DALLAS (CBSDFW.COM) - In Dallas, a reminder of some painful history has returned to a place of prominence.
The Dallas Water Fountain Project is an art installation tasked with adding perspective to a "whites only" sign discovered at the county records building nearly two decades ago.
"That's the reason every opportunity I speak to this," said Dallas County Commissioner John Wiley Price, "It's not critical race theory, it's critical race facts. And we are now the courier for the facts."
The 'white's only' sign, etched into the marble wall above a water fountain, was discovered in 2003 when a sign that had been covering it fell off. Its discovery, although the content was not surprising, was still controversial - even in communities of color.
"Local NAACP said 'Why - why are we keeping it?'" recalls Commissioner Price, who has insisted that the sign be preserved as an 'eyes-wide-open' reminder of the city's segregated past.
"In those days, it was represented as just the way it was. And that always saddened me... ya know?" Brian Freeman would have been welcomed at that water fountain reserved for whites. And it troubles him now, just as he says it did then. "Because that didn't make sense at all to a young kid, brought up that way... just didn't make sense."
Fast forward and the 81-year-old says he's honored that his marble company was tasked with carefully removing the sign's stone slab to create the teaching tool, an art installation created by artist Lauren Woods.
It was unveiled in 2013, but spent the past several years in storage as the Records Building underwent renovations. It was re-dedicated today, with a church-like reverence as those gathered were led in a rendition of a gospel hymn 'We've Come This Far By Faith.'
"It is a church moment because it is only by faith," insists Price. "It's by faith that I saw it. It's by faith that I was able to find two of my colleagues with enough courage to say 'let's preserve it'. It was by faith... as I said, truth forever. I'm ecstatic. I'm elated. And the fact that parents brought their children today, to see and be a part of it - says it all."

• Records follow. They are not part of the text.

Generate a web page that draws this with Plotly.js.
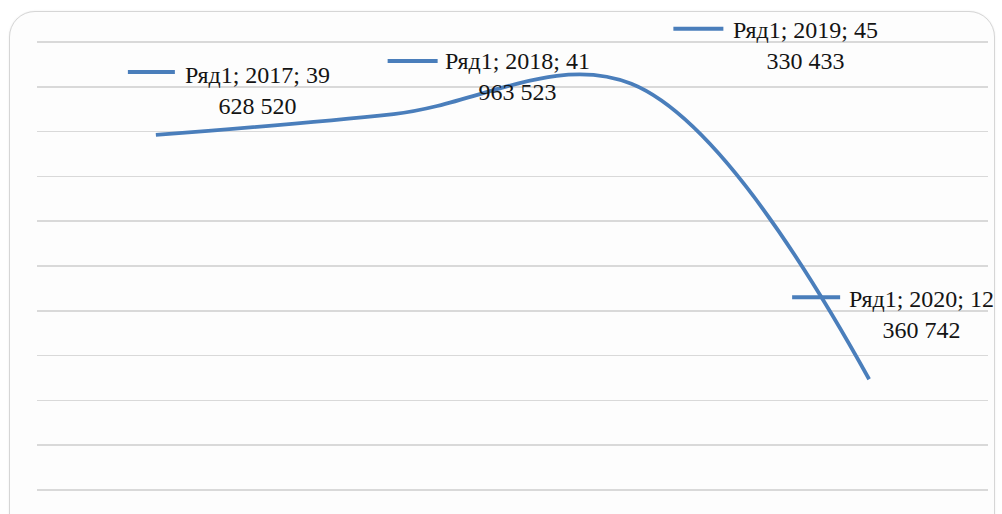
<!DOCTYPE html>
<html><head><meta charset="utf-8">
<script src="https://cdn.plot.ly/plotly-3.0.1.min.js"></script>
<style>
html,body{margin:0;padding:0;background:#fff;width:1002px;height:514px;overflow:hidden;}
#frame{position:absolute;left:9px;top:11px;width:984px;height:540px;border:1.5px solid #d6d6d6;border-radius:26px;background:#fdfdfd;box-shadow:0 0 2px rgba(0,0,0,0.08);}
#chart{position:absolute;left:0;top:0;width:1002px;height:514px;}
</style></head>
<body>
<div id="frame"></div>
<div id="chart"></div>
<script>
const seriesName = "Ряд1";
const categories = ["2017", "2018", "2019", "2020"];
const values = [39628520, 41963523, 45330433, 12360742];
const yTicks = [0, 5e6, 10e6, 15e6, 20e6, 25e6, 30e6, 35e6, 40e6, 45e6, 50e6];

const blue = "#4a7ebb";
// label placement (pixel offsets from each point)
const labelShift = [[102, 44], [124, 38], [174, 38], [52, 65]];
const keyShift = [[-28, 19, 63], [-6, 44, 53], [42, 92, 55], [-77, -29, 82]];

function fmt(v) {
  return String(v).replace(/\B(?=(\d{3})+(?!\d))/g, " ");
}

const annotations = categories.map((c, i) => {
  const s = fmt(values[i]);
  const k = s.indexOf(" ");
  const text = seriesName + "; " + c + "; " + s.slice(0, k) + "<br>" + s.slice(k + 1);
  return {
    x: i, y: values[i], xref: "x", yref: "y", text: text, showarrow: false,
    xshift: labelShift[i][0], yshift: labelShift[i][1],
    xanchor: "center", yanchor: "middle", align: "center",
    font: {family: "Liberation Serif, Times New Roman, serif", size: 24, color: "#141414"}
  };
});

const shapes = categories.map((c, i) => ({
  type: "line", xref: "x", yref: "y",
  xsizemode: "pixel", ysizemode: "pixel",
  xanchor: i, yanchor: values[i],
  x0: keyShift[i][0], x1: keyShift[i][1], y0: keyShift[i][2], y1: keyShift[i][2],
  line: {color: blue, width: 4}
}));

const trace = {
  x: categories.map((c, i) => i), y: values, type: "scatter", mode: "lines",
  line: {color: blue, width: 3.8, shape: "spline", smoothing: 1.05},
  hoverinfo: "skip"
};

const layout = {
  width: 1002, height: 514,
  margin: {l: 37, r: 14, t: 0, b: 0},
  paper_bgcolor: "rgba(0,0,0,0)", plot_bgcolor: "rgba(0,0,0,0)",
  showlegend: false,
  xaxis: {range: [-0.5, 3.5], showgrid: false, zeroline: false, showticklabels: false, showline: false, ticks: ""},
  yaxis: {range: [-2.68e6, 54.69e6], tickvals: yTicks, showgrid: true, gridcolor: "#d9d9d9", gridwidth: 1.5,
          zeroline: false, showticklabels: false, showline: false, ticks: ""},
  annotations: annotations,
  shapes: shapes
};

Plotly.newPlot("chart", [trace], layout, {displayModeBar: false, staticPlot: true});
</script>
</body></html>
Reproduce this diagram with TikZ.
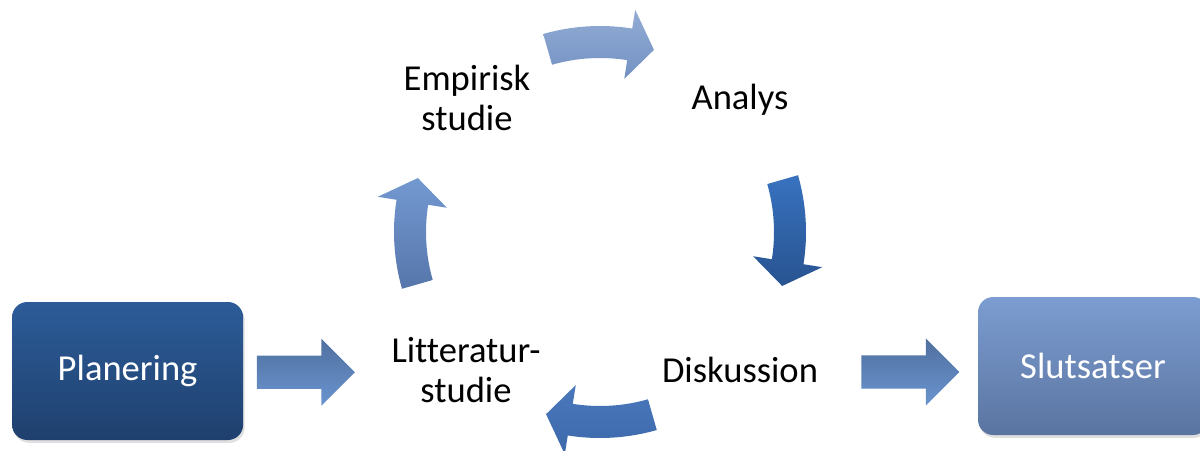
\documentclass[tikz,border=0pt]{standalone}
\usepackage{fontspec}
\setmainfont{Carlito}[Ligatures=NoCommon]
\usetikzlibrary{positioning}
\usetikzlibrary{calc}
\usetikzlibrary{shapes.arrows}
\usetikzlibrary{shadows}
\def\cycrad{4.75}
\def\shaftw{0.4}
\def\headw{0.875}
\definecolor{planTop}{HTML}{2C5C98}
\definecolor{planBot}{HTML}{1F406E}
\definecolor{slutTop}{HTML}{7C9DD1}
\definecolor{slutBot}{HTML}{5A74A0}
\definecolor{arrTop}{HTML}{50709F}
\definecolor{arrBot}{HTML}{6A94CF}
\definecolor{cycAtop}{HTML}{93ACD4}
\definecolor{cycAbot}{HTML}{7291C3}
\definecolor{cycBtop}{HTML}{3872BF}
\definecolor{cycBbot}{HTML}{285390}
\definecolor{cycCtop}{HTML}{4A78BC}
\definecolor{cycCbot}{HTML}{3D69AA}
\definecolor{cycDtop}{HTML}{7399D1}
\definecolor{cycDbot}{HTML}{5676AB}

\begin{document}
\begin{tikzpicture}[font=\fontsize{26}{28.5}\selectfont]
        \tikzstyle{box}=[rounded corners=0.38cm, minimum height=3.45cm, text=white,
                drop shadow={shadow xshift=0.04cm, shadow yshift=-0.07cm, opacity=0.25}]
        \tikzstyle{plan box}=[box, minimum width=5.775cm, top color=planTop, bottom color=planBot];
        \tikzstyle{slut box}=[box, minimum width=5.75cm, top color=slutTop, bottom color=slutBot];
        \tikzstyle{phase}=[align=center, inner sep=0pt];
        \tikzstyle{fat arrow}=[single arrow, inner xsep=0pt, inner ysep=0.41cm,
                minimum height=2.45cm, single arrow head extend=0.42cm,
                top color=arrTop, bottom color=arrBot]

        \useasboundingbox (0,0) rectangle (30,11.25);
        \clip (0,0) rectangle (30,11.25);

        % Draw the boxes at both ends
        \node[plan box] (plan) at (3.19,1.975) {Planering};
        \node[slut box] (slut) at (27.325,2.1) {Slutsatser};

        % Draw the phases of the cycle
        \coordinate (mid) at (15,5.45);
        \node[phase] (lit) at (11.65,2.0) {Litteratur-\\studie};
        \node[phase] (emp) at (11.675,8.8) {Empirisk\\studie};
        \node[phase] (ana) at (18.5,8.75) {Analys};
        \node[phase] (dis) at (18.5,2.0) {Diskussion};

        % Arrows into and out of the cycle
        \node[fat arrow, right=0.33cm of plan, yshift=-0.03cm] (in) {};
        \node[fat arrow, left=0.45cm of slut, yshift=-0.15cm] (out) {};

        % Curved arrows between the phases
        \foreach \c/\ctop/\cbot in {90/cycAtop/cycAbot, 0/cycBtop/cycBbot,
                                    -90/cycCtop/cycCbot, 180/cycDtop/cycDbot}
            \shade[top color=\ctop, bottom color=\cbot]
                ($(mid)+({\c+16}:{\cycrad+\shaftw})$)
                arc[start angle={\c+16}, end angle={\c-9}, radius={\cycrad+\shaftw}]
                -- ($(mid)+({\c-9}:{\cycrad+\headw})$)
                -- ($(mid)+({\c-16.5}:\cycrad)$)
                -- ($(mid)+({\c-9}:{\cycrad-\headw})$)
                -- ($(mid)+({\c-9}:{\cycrad-\shaftw})$)
                arc[start angle={\c-9}, end angle={\c+16}, radius={\cycrad-\shaftw}]
                -- cycle;

\end{tikzpicture}
\end{document}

Asher Caruthers, a 12-year-old history buff, was among the onlookers.
"And I think people can learn from people's mistakes and we can make it better," says Caruthers.
"Just like in our personal lives, when we make mistakes, our most poignant motivator to do the right thing is when we failed," says County Commissioner JJ Koch, District 2, gesturing to the fountain, "This is where we failed. I'm very glad we are highlighting that, as we continue to show prominently our failures, so we don't repeat them."
The art installation incorporates civil rights videos where hatred once flowed.
"We are now the courier for the facts," says Price. "And how dare we let all of those individuals in our past, let them down by not carrying forth the stones. Moses told Joshua, 'those 12 stones. What do you say of these stones? when our kids look and say: THIS is where we've come from'."